**What to work on:**
Copy out every record below exactly as written, but leave out any pictures.

[Charts and diagrams as code]

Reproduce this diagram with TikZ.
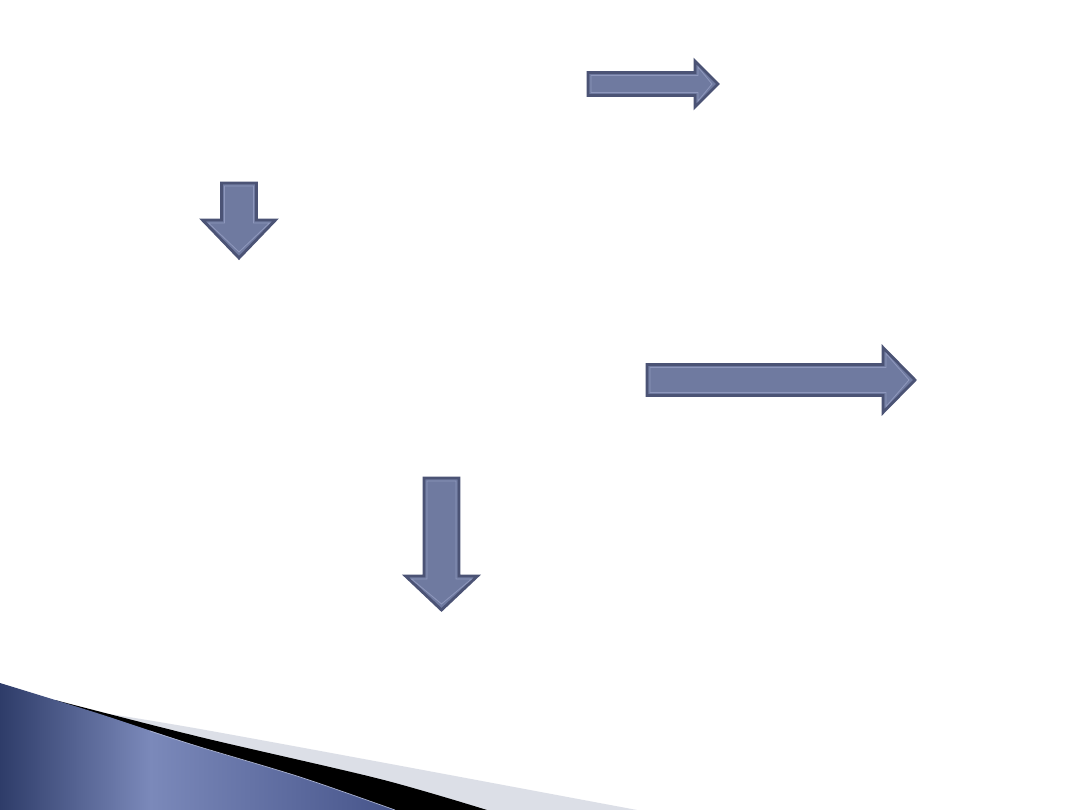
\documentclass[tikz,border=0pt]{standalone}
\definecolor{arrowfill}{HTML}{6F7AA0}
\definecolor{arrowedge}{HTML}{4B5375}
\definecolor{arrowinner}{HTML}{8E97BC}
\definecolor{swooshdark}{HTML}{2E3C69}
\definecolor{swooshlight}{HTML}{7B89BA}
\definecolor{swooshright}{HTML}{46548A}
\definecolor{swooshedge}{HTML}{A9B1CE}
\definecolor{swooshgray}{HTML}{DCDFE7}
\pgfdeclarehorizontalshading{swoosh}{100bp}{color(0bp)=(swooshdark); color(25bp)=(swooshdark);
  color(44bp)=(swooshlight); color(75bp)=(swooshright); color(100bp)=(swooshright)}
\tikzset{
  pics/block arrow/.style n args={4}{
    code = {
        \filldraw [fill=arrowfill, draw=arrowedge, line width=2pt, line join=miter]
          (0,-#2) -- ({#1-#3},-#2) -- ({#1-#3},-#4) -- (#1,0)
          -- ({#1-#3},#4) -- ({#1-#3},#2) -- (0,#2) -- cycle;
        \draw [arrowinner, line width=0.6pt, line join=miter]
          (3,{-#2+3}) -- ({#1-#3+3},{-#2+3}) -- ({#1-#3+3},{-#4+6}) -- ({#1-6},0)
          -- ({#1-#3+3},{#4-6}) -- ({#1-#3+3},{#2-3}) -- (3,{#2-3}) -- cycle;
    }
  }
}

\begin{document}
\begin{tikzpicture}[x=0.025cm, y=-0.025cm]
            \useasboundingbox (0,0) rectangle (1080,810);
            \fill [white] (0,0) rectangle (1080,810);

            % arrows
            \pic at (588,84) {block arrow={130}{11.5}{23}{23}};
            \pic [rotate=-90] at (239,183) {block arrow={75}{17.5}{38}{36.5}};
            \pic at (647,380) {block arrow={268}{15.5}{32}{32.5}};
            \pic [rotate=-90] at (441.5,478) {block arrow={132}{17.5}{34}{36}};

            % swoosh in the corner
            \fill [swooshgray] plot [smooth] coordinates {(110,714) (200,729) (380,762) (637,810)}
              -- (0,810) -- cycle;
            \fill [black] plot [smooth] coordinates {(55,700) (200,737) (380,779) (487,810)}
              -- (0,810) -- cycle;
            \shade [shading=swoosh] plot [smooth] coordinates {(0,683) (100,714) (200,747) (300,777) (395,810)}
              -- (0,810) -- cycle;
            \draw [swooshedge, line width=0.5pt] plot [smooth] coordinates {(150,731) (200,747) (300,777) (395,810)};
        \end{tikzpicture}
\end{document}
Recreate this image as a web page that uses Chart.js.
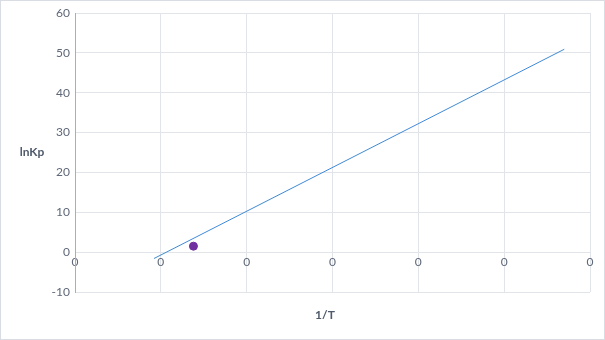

**Output below:**
Reproduce this diagram with TikZ.
\documentclass[tikz,border=0pt]{standalone}
\definecolor{arrowfill}{HTML}{6F7AA0}
\definecolor{arrowedge}{HTML}{4B5375}
\definecolor{arrowinner}{HTML}{8E97BC}
\definecolor{swooshdark}{HTML}{2E3C69}
\definecolor{swooshlight}{HTML}{7B89BA}
\definecolor{swooshright}{HTML}{46548A}
\definecolor{swooshedge}{HTML}{A9B1CE}
\definecolor{swooshgray}{HTML}{DCDFE7}
\pgfdeclarehorizontalshading{swoosh}{100bp}{color(0bp)=(swooshdark); color(25bp)=(swooshdark);
  color(44bp)=(swooshlight); color(75bp)=(swooshright); color(100bp)=(swooshright)}
\tikzset{
  pics/block arrow/.style n args={4}{
    code = {
        \filldraw [fill=arrowfill, draw=arrowedge, line width=2pt, line join=miter]
          (0,-#2) -- ({#1-#3},-#2) -- ({#1-#3},-#4) -- (#1,0)
          -- ({#1-#3},#4) -- ({#1-#3},#2) -- (0,#2) -- cycle;
        \draw [arrowinner, line width=0.6pt, line join=miter]
          (3,{-#2+3}) -- ({#1-#3+3},{-#2+3}) -- ({#1-#3+3},{-#4+6}) -- ({#1-6},0)
          -- ({#1-#3+3},{#4-6}) -- ({#1-#3+3},{#2-3}) -- (3,{#2-3}) -- cycle;
    }
  }
}

\begin{document}
\begin{tikzpicture}[x=0.025cm, y=-0.025cm]
            \useasboundingbox (0,0) rectangle (1080,810);
            \fill [white] (0,0) rectangle (1080,810);

            % arrows
            \pic at (588,84) {block arrow={130}{11.5}{23}{23}};
            \pic [rotate=-90] at (239,183) {block arrow={75}{17.5}{38}{36.5}};
            \pic at (647,380) {block arrow={268}{15.5}{32}{32.5}};
            \pic [rotate=-90] at (441.5,478) {block arrow={132}{17.5}{34}{36}};

            % swoosh in the corner
            \fill [swooshgray] plot [smooth] coordinates {(110,714) (200,729) (380,762) (637,810)}
              -- (0,810) -- cycle;
            \fill [black] plot [smooth] coordinates {(55,700) (200,737) (380,779) (487,810)}
              -- (0,810) -- cycle;
            \shade [shading=swoosh] plot [smooth] coordinates {(0,683) (100,714) (200,747) (300,777) (395,810)}
              -- (0,810) -- cycle;
            \draw [swooshedge, line width=0.5pt] plot [smooth] coordinates {(150,731) (200,747) (300,777) (395,810)};
        \end{tikzpicture}
\end{document}
Recreate this image as a web page that uses Chart.js.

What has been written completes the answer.